U.S Manufacturing Jobs: Catching a Falling Knife?

Jan 18, 2017

I don’t usually make policy statements in this blog, but sometimes a simple and clear presentation of data says everything that needs to be said. The trend in U.S. manufacturing jobs over the last 70+ years is a great example.

In last week’s post, we looked at the share of the labor force representing people who “made things,” and how that share had declined since 1990. Here’s the graph we looked at:

    FRED graph (with natural zero)

It shows an unmistakable downward trend. And the topic of manufacturing jobs has drawn a lot of attention during the past presidential campaign and the run-up to this week’s inauguration, since somebody's doing the manufacturing. So let’s take another look – one that’s different from the above graph in two ways: (1) Include only manufacturing jobs, since Construction and Mining & Logging aren’t jobs that can be easily moved offshore, and (2) go as far back as the data allows, which is 1939 in the Federal Reserve’s excellent FRED database. Here’s the new graph:

    Manufacturing jobs since 1939

What we see is a steady, monotonous decline in manufacturing’s share of the U.S. labor force, from a peak of more than 38% at the height of WWII, to about 8.5% today. This is a 70-year trend that can’t be blamed on China, or Mexico, or a trade deal that didn’t go into effect until 1994. And even so, the U.S. has prospered significantly since the end of WWII.

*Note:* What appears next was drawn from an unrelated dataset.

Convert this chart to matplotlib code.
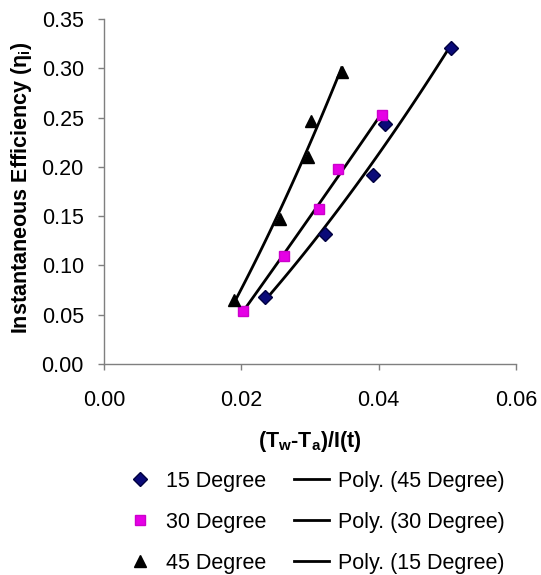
import numpy as np
import matplotlib
matplotlib.use("Agg")
import matplotlib.pyplot as plt

plt.rcParams["font.family"] = ["Liberation Sans", "DejaVu Sans"]
plt.rcParams["mathtext.fontset"] = "custom"
plt.rcParams["mathtext.rm"] = "Liberation Sans"
plt.rcParams["mathtext.bf"] = "Liberation Sans:bold"
plt.rcParams["mathtext.it"] = "Liberation Sans:italic"

# (Tw-Ta)/I(t) and instantaneous efficiency for each tilt angle
x_15 = [0.0235, 0.0322, 0.0392, 0.0409, 0.0506]
eta_15 = [0.068, 0.132, 0.192, 0.243, 0.321]

x_30 = [0.0202, 0.0262, 0.0313, 0.0341, 0.0405]
eta_30 = [0.054, 0.110, 0.157, 0.198, 0.253]

x_45 = [0.0190, 0.0256, 0.0297, 0.0302, 0.0346]
eta_45 = [0.065, 0.147, 0.210, 0.247, 0.296]

x_ticks = [0.00, 0.02, 0.04, 0.06]
y_ticks = [0.00, 0.05, 0.10, 0.15, 0.20, 0.25, 0.30, 0.35]

FS = 15.5
AXIS_GREY = "#7f7f7f"


def poly_trend(x, y, order=2, n=60):
    """Second order polynomial trendline over the data's x range."""
    coef = np.polyfit(x, y, order)
    xs = np.linspace(min(x), max(x), n)
    return xs, np.polyval(coef, xs)


fig = plt.figure(figsize=(5.41, 5.75), dpi=100)
ax = fig.add_axes([104 / 541, 1 - 364 / 575, 412 / 541, 345 / 575])

d15, = ax.plot(x_15, eta_15, linestyle="none", marker="D", markersize=7.5,
               color="#0a0a78", markeredgecolor="#000040", label="15 Degree")
s30, = ax.plot(x_30, eta_30, linestyle="none", marker="s", markersize=7.5,
               color="#e600e6", markeredgecolor="#cc00cc", label="30 Degree")
t45, = ax.plot(x_45, eta_45, linestyle="none", marker="^", markersize=9,
               color="black", label="45 Degree")

trend = {}
for key, xv, yv in [("45", x_45, eta_45), ("30", x_30, eta_30), ("15", x_15, eta_15)]:
    xs, ys = poly_trend(xv, yv)
    trend[key], = ax.plot(xs, ys, color="black", linewidth=2.0,
                          label=f"Poly. ({key} Degree)", zorder=1)

ax.set_xlim(0, 0.06)
ax.set_ylim(0, 0.35)
ax.set_xticks(x_ticks)
ax.set_yticks(y_ticks)
ax.set_xticklabels([f"{v:.2f}" for v in x_ticks], fontsize=FS)
ax.set_yticklabels([f"{v:.2f}" for v in y_ticks], fontsize=FS)
ax.tick_params(direction="out", length=4.5, width=1.0, color=AXIS_GREY)
ax.tick_params(axis="x", pad=14)
ax.tick_params(axis="y", pad=10)

for side in ("top", "right"):
    ax.spines[side].set_visible(False)
for side in ("left", "bottom"):
    ax.spines[side].set_color(AXIS_GREY)
    ax.spines[side].set_linewidth(1.0)

fig.text(22 / 541, 1 - 188 / 575, r"Instantaneous Efficiency (η$_{\mathbf{i}}$)",
         rotation=90, ha="center", va="center", fontsize=FS, fontweight="bold")
fig.text(310 / 541, 1 - 442 / 575, r"(T$_{\mathbf{w}}$-T$_{\mathbf{a}}$)/I(t)",
         ha="center", va="center", fontsize=FS, fontweight="bold")

fig.legend(handles=[d15, s30, t45, trend["45"], trend["30"], trend["15"]],
           ncol=2, loc="upper left", bbox_to_anchor=(122 / 541, 1 - 471 / 575),
           frameon=False, fontsize=FS, handlelength=1.63, handletextpad=0.4,
           columnspacing=1.3, labelspacing=0.92, borderpad=0, borderaxespad=0)

fig.savefig("out.png", dpi=100)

We’re not here to examine the reasons for the decline – they’ve been analyzed elsewhere, exhaustively and by experts. But basing U.S. public policy on trying to stop an irreversible trend is expensive and fruitless. It makes a lot more sense to use public policy to focus our labor force on the many skills and tasks that Americans are better at than anyone else.

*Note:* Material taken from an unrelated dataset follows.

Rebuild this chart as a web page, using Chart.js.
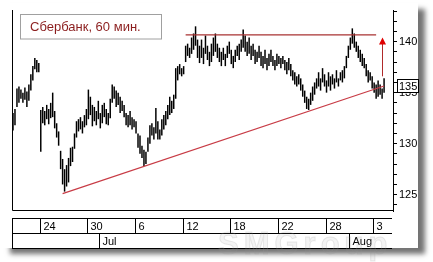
<!DOCTYPE html>
<html>
<head>
<meta charset="utf-8">
<script src="https://cdn.jsdelivr.net/npm/chart.js@4.4.1/dist/chart.umd.min.js"></script>
<style>
  html, body { margin: 0; padding: 0; background: #fff; }
</style>
</head>
<body>
<canvas id="chart" width="433" height="262"></canvas>
<script>
// hourly bars: low / high
const lows = [
  131.3, 131.8, 133.6, 134.0, 134.4, 134.0, 134.3, 133.6, 134.2, 135.2,
  136.2, 137.3, 137.0, 137.0, 129.2, 132.0, 131.8, 132.4, 131.9, 132.5,
  132.6, 131.5, 130.6, 129.8, 127.5, 126.0, 125.3, 125.8, 126.2, 127.8,
  128.2, 129.5, 130.6, 131.2, 131.4, 131.0, 131.6, 131.8, 132.4, 132.8,
  131.7, 132.2, 131.8, 132.4, 131.5, 132.0, 132.6, 131.9, 131.8, 132.5,
  134.0, 134.4, 133.6, 133.8, 133.0, 133.2, 132.6, 131.8, 131.6, 131.8,
  131.4, 131.6, 131.0, 129.6, 129.0, 128.6, 127.8, 128.0, 129.2, 130.0,
  130.8, 130.4, 131.0, 130.4, 130.4, 130.8, 131.4, 131.8, 132.4, 132.8,
  133.0, 133.4, 134.4, 136.2, 136.8, 136.6, 136.8, 138.0, 138.6, 138.4,
  138.8, 139.2, 139.6, 138.4, 137.9, 138.4, 137.8, 138.8, 138.2, 137.6,
  138.0, 138.6, 139.0, 138.4, 138.0, 137.6, 138.2, 137.6, 138.4, 138.8,
  137.8, 137.4, 138.0, 138.6, 138.2, 139.0, 139.4, 139.0, 138.6, 138.8,
  138.2, 138.6, 137.8, 138.0, 138.4, 137.6, 137.4, 137.8, 137.2, 137.6,
  138.0, 137.6, 137.2, 137.6, 137.8, 137.4, 137.8, 137.2, 136.8, 137.2,
  136.6, 136.2, 135.8, 135.6, 135.8, 135.2, 134.6, 134.0, 133.4, 133.3,
  133.8, 134.2, 134.8, 135.4, 135.6, 135.2, 136.0, 135.6, 135.0, 135.6,
  135.2, 135.8, 135.4, 136.0, 135.6, 136.2, 136.0, 136.4, 137.4, 138.4,
  139.2, 139.8, 139.4, 139.0, 138.4, 138.0, 137.6, 137.4, 136.6, 136.0,
  136.2, 135.4, 135.0, 134.4, 134.6, 134.8, 134.4, 135.0
];
const highs = [
  133.0, 133.4, 135.4, 135.6, 135.3, 135.0, 135.5, 135.1, 135.8, 136.8,
  137.6, 138.4, 138.2, 137.9, 133.3, 133.6, 133.2, 133.8, 133.4, 134.0,
  135.0, 133.2, 132.0, 131.2, 129.3, 128.5, 127.5, 127.9, 128.6, 129.6,
  129.7, 131.0, 132.2, 132.4, 132.6, 132.2, 132.8, 133.4, 135.3, 134.6,
  133.8, 133.6, 133.2, 134.2, 133.0, 133.8, 134.0, 133.4, 133.0, 134.4,
  135.8, 135.6, 135.2, 135.0, 134.6, 134.2, 133.8, 133.0, 132.8, 133.2,
  132.6, 132.4, 132.2, 131.0, 130.8, 129.8, 129.4, 129.2, 130.6, 131.8,
  132.0, 131.6, 133.5, 132.2, 131.4, 132.4, 132.8, 133.2, 133.8, 134.6,
  134.2, 134.8, 137.4, 137.6, 137.8, 137.4, 137.6, 139.6, 139.8, 139.4,
  140.4, 140.8, 141.5, 140.2, 139.6, 140.2, 139.4, 140.6, 139.6, 139.0,
  139.8, 140.4, 140.8, 139.8, 139.4, 139.0, 139.4, 138.8, 139.6, 140.0,
  139.2, 138.6, 139.2, 139.6, 139.8, 140.2, 141.2, 140.6, 140.0, 140.4,
  139.6, 139.8, 139.2, 139.0, 139.6, 139.0, 138.6, 139.2, 138.4, 138.8,
  139.2, 138.6, 138.2, 138.8, 138.6, 138.4, 138.6, 138.2, 138.0, 138.4,
  137.8, 137.2, 137.0, 136.6, 136.8, 136.4, 135.8, 135.2, 134.6, 134.4,
  135.0, 135.6, 136.0, 136.4, 137.0, 136.4, 137.4, 136.8, 136.2, 137.0,
  136.6, 136.8, 136.4, 137.2, 136.4, 137.0, 137.2, 137.6, 138.6, 139.6,
  140.4, 141.3, 140.8, 140.0, 139.6, 139.2, 138.8, 138.4, 137.8, 137.2,
  137.0, 136.6, 136.0, 135.8, 136.2, 135.8, 135.4, 136.4
];
const barSlots = 192; // bars + empty space on the right

// date band
const dayLabels = ['24', '30', '6', '12', '18', '22', '28', '3'];
const dayIdx = [14, 38, 62, 86, 110, 134, 158, 182];
const monthLabels = ['Jul', 'Aug'];
const monthIdx = [44, 170];

// price axis
const yMajor = [125, 130, 135, 140];
const yMinor = [124, 125, 126, 127, 128, 129, 130, 131, 132, 133, 134, 135, 136, 137, 138, 139, 140, 141, 142, 143];

// drawn lines
const supportFrom = [25, 125.1];
const supportTo = [187, 135.65];
const resistFrom = 87, resistTo = 183, resistLevel = 140.66;
const arrowIdx = 186, arrowFrom = 136.6, arrowTo = 140.4;
const lastPrice = 135.7, lastLabel = '135';

const title = 'Сбербанк, 60 мин.';

const labels = Array.from({ length: barSlots }, (_, i) => i);
const bars = lows.map((l, i) => [l, highs[i]]);

const supportData = labels.map(() => null);
supportData[supportFrom[0]] = supportFrom[1];
supportData[supportTo[0]] = supportTo[1];
const resistData = labels.map(() => null);
resistData[resistFrom] = resistLevel;
resistData[resistTo] = resistLevel;

const FONT = 'Arial, "Liberation Sans", sans-serif';

const panelPlugin = {
  id: 'panel',
  beforeDraw(chart) {
    const { ctx } = chart;
    ctx.save();
    ctx.fillStyle = '#fff';
    ctx.fillRect(0, 0, chart.width, chart.height);
    ctx.shadowColor = 'rgba(0,0,0,0.55)';
    ctx.shadowBlur = 5;
    ctx.shadowOffsetX = 7;
    ctx.shadowOffsetY = 6;
    ctx.fillRect(3, 3, 415, 245);
    ctx.restore();
  }
};

const decorPlugin = {
  id: 'decor',
  afterDraw(chart) {
    const { ctx, chartArea: a } = chart;
    const xs = chart.scales.x, ys = chart.scales.y;
    const step = xs.getPixelForValue(1) - xs.getPixelForValue(0);
    const edge = i => Math.round(xs.getPixelForValue(i) - step / 2) + 0.5;
    ctx.save();

    // frame
    ctx.strokeStyle = '#000';
    ctx.lineWidth = 1;
    ctx.beginPath();
    ctx.moveTo(a.left + 0.5, a.top);
    ctx.lineTo(a.left + 0.5, a.bottom - 0.5);
    ctx.lineTo(a.right, a.bottom - 0.5);
    ctx.stroke();

    // date band
    const r1 = 218.5, r2 = 233.5, r3 = 248.5;
    ctx.beginPath();
    [r1, r2, r3].forEach(y => { ctx.moveTo(a.left, y); ctx.lineTo(a.right - 1, y); });
    ctx.moveTo(a.left + 0.5, r1); ctx.lineTo(a.left + 0.5, r3);
    dayIdx.forEach(i => { ctx.moveTo(edge(i), r1); ctx.lineTo(edge(i), r2); });
    monthIdx.forEach(i => { ctx.moveTo(edge(i), r2); ctx.lineTo(edge(i), r3); });
    ctx.stroke();

    ctx.fillStyle = '#000';
    ctx.font = '11px ' + FONT;
    ctx.textBaseline = 'middle';
    dayLabels.forEach((t, k) => ctx.fillText(t, edge(dayIdx[k]) + 3, 226.5));
    monthLabels.forEach((t, k) => ctx.fillText(t, edge(monthIdx[k]) + 3, 241.5));

    // watermark
    ctx.save();
    ctx.font = 'bold 31px ' + FONT;
    ctx.letterSpacing = '5px';
    ctx.fillStyle = 'rgba(150,150,150,0.10)';
    ctx.strokeStyle = 'rgba(150,150,150,0.2)';
    ctx.textBaseline = 'alphabetic';
    ctx.fillText('SMGroup', 218, 254);
    ctx.strokeText('SMGroup', 218, 254);
    ctx.restore();

    // title box
    ctx.fillStyle = '#fff';
    ctx.fillRect(20.5, 14.5, 141, 24.5);
    ctx.strokeStyle = '#a0a0a0';
    ctx.strokeRect(20.5, 14.5, 141, 24.5);
    ctx.fillStyle = '#8b1d1d';
    ctx.font = '13px ' + FONT;
    ctx.fillText(title, 30, 27);

    // arrow
    const ax = Math.round(xs.getPixelForValue(arrowIdx)) + 0.5;
    const y0 = ys.getPixelForValue(arrowFrom), y1 = ys.getPixelForValue(arrowTo);
    ctx.strokeStyle = '#b02a2a';
    ctx.beginPath();
    ctx.moveTo(ax, y0);
    ctx.lineTo(ax, y1 + 6);
    ctx.stroke();
    ctx.fillStyle = '#e00000';
    ctx.beginPath();
    ctx.moveTo(ax, y1);
    ctx.lineTo(ax - 3.5, y1 + 7);
    ctx.lineTo(ax + 3.5, y1 + 7);
    ctx.closePath();
    ctx.fill();

    // last price box
    const py = Math.round(ys.getPixelForValue(lastPrice));
    ctx.fillStyle = '#fff';
    ctx.fillRect(397.5, py - 6.5, 21, 13);
    ctx.strokeStyle = '#000';
    ctx.strokeRect(397.5, py - 6.5, 21, 13);
    ctx.fillStyle = '#000';
    ctx.font = '11px ' + FONT;
    ctx.fillText(lastLabel, 399, py + 0.5);
    ctx.restore();
  }
};

new Chart(document.getElementById('chart'), {
  type: 'bar',
  data: {
    labels: labels,
    datasets: [
      {
        type: 'line',
        data: supportData,
        borderColor: '#c83c46',
        borderWidth: 1.2,
        pointRadius: 0,
        spanGaps: true,
        order: 1
      },
      {
        type: 'line',
        data: resistData,
        borderColor: '#a83232',
        borderWidth: 1.2,
        pointRadius: 0,
        spanGaps: true,
        order: 1
      },
      {
        data: bars,
        backgroundColor: '#000',
        borderWidth: 0,
        barPercentage: 0.75,
        categoryPercentage: 1,
        order: 2
      }
    ]
  },
  options: {
    responsive: false,
    animation: false,
    layout: { padding: { left: 12, top: 10, bottom: 51, right: 0 } },
    plugins: {
      legend: { display: false },
      tooltip: { enabled: false },
      title: { display: false }
    },
    scales: {
      x: { display: false },
      y: {
        position: 'right',
        min: 123.4,
        max: 143.1,
        afterBuildTicks: axis => { axis.ticks = yMinor.map(v => ({ value: v })); },
        afterFit: axis => { axis.width = 40; },
        grid: { drawOnChartArea: false, drawTicks: true, tickLength: 4, color: '#000' },
        border: { display: true, color: '#000' },
        ticks: {
          autoSkip: false,
          padding: 2,
          color: '#000',
          font: { family: FONT, size: 11 },
          callback: v => yMajor.includes(v) ? String(v) : ''
        }
      }
    }
  },
  plugins: [panelPlugin, decorPlugin]
});
</script>
</body>
</html>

I’ll leave you with another numbers comparison: In the 1790 U.S. census, fully 90% (that’s NINETY PERCENT) of the American labor force was engaged in agriculture; today that percentage is about 3%. So why isn’t our unemployment rate at least 87%? And where would the U.S. economy be today if the federal government’s policy for the last 225 years had been to save agriculture jobs at the expense of taxpayers and of other sectors of the economy?